● **Available data**
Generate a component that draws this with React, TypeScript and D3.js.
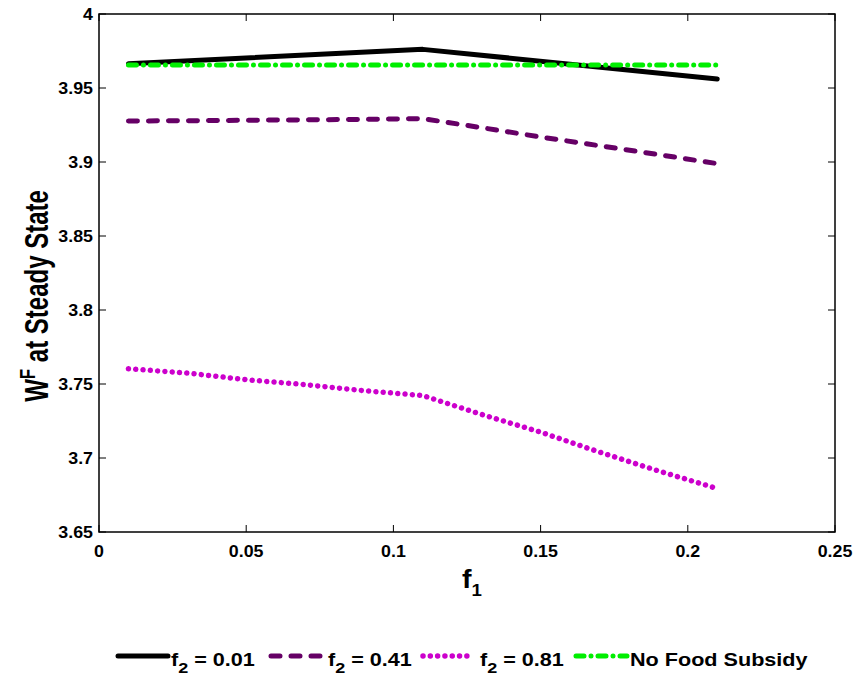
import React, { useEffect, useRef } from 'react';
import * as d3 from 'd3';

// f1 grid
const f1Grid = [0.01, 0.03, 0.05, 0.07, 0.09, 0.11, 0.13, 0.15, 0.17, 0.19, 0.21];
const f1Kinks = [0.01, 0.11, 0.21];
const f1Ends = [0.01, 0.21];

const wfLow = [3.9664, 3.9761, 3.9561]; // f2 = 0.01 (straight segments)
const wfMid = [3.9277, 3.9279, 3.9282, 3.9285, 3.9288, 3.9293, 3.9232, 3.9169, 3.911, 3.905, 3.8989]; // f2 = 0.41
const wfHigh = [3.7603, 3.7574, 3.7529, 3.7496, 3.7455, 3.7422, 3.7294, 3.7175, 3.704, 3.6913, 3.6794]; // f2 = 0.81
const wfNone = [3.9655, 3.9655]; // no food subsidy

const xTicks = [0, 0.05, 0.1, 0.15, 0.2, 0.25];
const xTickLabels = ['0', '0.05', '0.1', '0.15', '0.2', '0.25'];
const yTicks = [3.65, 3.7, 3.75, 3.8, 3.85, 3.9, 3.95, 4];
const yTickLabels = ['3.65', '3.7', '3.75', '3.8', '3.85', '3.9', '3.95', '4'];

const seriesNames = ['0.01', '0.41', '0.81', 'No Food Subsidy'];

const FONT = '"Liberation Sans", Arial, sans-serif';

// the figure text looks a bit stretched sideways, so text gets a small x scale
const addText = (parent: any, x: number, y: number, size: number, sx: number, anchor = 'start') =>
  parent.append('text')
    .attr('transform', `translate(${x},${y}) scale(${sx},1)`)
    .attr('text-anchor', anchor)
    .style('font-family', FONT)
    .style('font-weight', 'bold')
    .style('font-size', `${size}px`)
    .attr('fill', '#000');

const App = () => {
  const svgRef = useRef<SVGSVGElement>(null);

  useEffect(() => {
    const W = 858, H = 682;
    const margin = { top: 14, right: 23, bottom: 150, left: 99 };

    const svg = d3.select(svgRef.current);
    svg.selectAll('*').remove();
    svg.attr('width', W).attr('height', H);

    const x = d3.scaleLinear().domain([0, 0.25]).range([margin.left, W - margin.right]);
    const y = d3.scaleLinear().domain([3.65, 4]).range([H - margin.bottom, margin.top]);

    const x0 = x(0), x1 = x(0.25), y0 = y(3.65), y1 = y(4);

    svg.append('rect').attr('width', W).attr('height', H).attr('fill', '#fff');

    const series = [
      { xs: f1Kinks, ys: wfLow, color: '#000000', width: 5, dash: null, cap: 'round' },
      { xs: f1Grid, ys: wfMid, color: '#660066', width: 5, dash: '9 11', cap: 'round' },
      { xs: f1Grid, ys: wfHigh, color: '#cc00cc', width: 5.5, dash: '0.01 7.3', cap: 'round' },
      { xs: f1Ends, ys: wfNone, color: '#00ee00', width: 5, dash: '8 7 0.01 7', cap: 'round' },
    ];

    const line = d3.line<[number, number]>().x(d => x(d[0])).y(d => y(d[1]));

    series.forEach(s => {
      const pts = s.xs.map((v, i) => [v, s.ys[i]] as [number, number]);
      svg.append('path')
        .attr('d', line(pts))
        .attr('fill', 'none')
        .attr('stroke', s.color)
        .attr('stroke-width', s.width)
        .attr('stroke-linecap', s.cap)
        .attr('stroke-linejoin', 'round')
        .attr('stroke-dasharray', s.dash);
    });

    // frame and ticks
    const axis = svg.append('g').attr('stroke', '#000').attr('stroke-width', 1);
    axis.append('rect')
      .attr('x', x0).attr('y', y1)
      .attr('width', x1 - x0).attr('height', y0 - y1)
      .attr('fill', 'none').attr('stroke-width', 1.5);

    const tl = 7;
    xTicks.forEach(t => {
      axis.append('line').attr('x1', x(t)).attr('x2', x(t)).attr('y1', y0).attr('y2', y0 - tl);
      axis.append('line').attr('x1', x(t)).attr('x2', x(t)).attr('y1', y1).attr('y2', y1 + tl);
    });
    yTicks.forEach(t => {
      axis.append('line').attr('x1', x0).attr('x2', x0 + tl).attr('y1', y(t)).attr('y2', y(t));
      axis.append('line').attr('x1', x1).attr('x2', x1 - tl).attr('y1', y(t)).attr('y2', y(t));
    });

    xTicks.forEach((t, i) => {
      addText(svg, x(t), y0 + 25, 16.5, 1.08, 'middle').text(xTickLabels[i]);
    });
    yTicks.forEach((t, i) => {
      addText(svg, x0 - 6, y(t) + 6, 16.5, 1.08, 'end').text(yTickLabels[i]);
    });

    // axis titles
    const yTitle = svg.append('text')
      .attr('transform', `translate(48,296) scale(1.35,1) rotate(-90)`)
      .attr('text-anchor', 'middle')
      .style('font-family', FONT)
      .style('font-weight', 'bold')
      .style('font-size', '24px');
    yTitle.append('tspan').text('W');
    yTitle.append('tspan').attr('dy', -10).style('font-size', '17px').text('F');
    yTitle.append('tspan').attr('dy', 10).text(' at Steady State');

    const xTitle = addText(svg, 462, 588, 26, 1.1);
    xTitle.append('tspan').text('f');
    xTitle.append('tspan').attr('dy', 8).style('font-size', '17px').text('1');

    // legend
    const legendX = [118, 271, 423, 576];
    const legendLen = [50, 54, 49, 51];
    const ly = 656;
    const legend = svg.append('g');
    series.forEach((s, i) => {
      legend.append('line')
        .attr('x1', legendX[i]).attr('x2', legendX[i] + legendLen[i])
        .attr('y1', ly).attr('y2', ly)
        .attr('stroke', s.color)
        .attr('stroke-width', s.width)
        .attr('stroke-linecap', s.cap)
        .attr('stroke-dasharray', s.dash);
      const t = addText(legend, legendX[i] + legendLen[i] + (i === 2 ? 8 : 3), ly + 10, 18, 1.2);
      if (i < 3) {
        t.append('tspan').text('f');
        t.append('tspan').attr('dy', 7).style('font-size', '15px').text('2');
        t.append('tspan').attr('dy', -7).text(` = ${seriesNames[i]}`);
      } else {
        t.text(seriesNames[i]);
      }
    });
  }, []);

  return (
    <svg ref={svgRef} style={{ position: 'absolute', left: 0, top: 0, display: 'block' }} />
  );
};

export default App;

● **Task to complete**
Using the listing above, pull out all lines that hold the word "React".

● **Result**
Generate a component that draws this with React, TypeScript and D3.js.
import React, { useEffect, useRef } from 'react';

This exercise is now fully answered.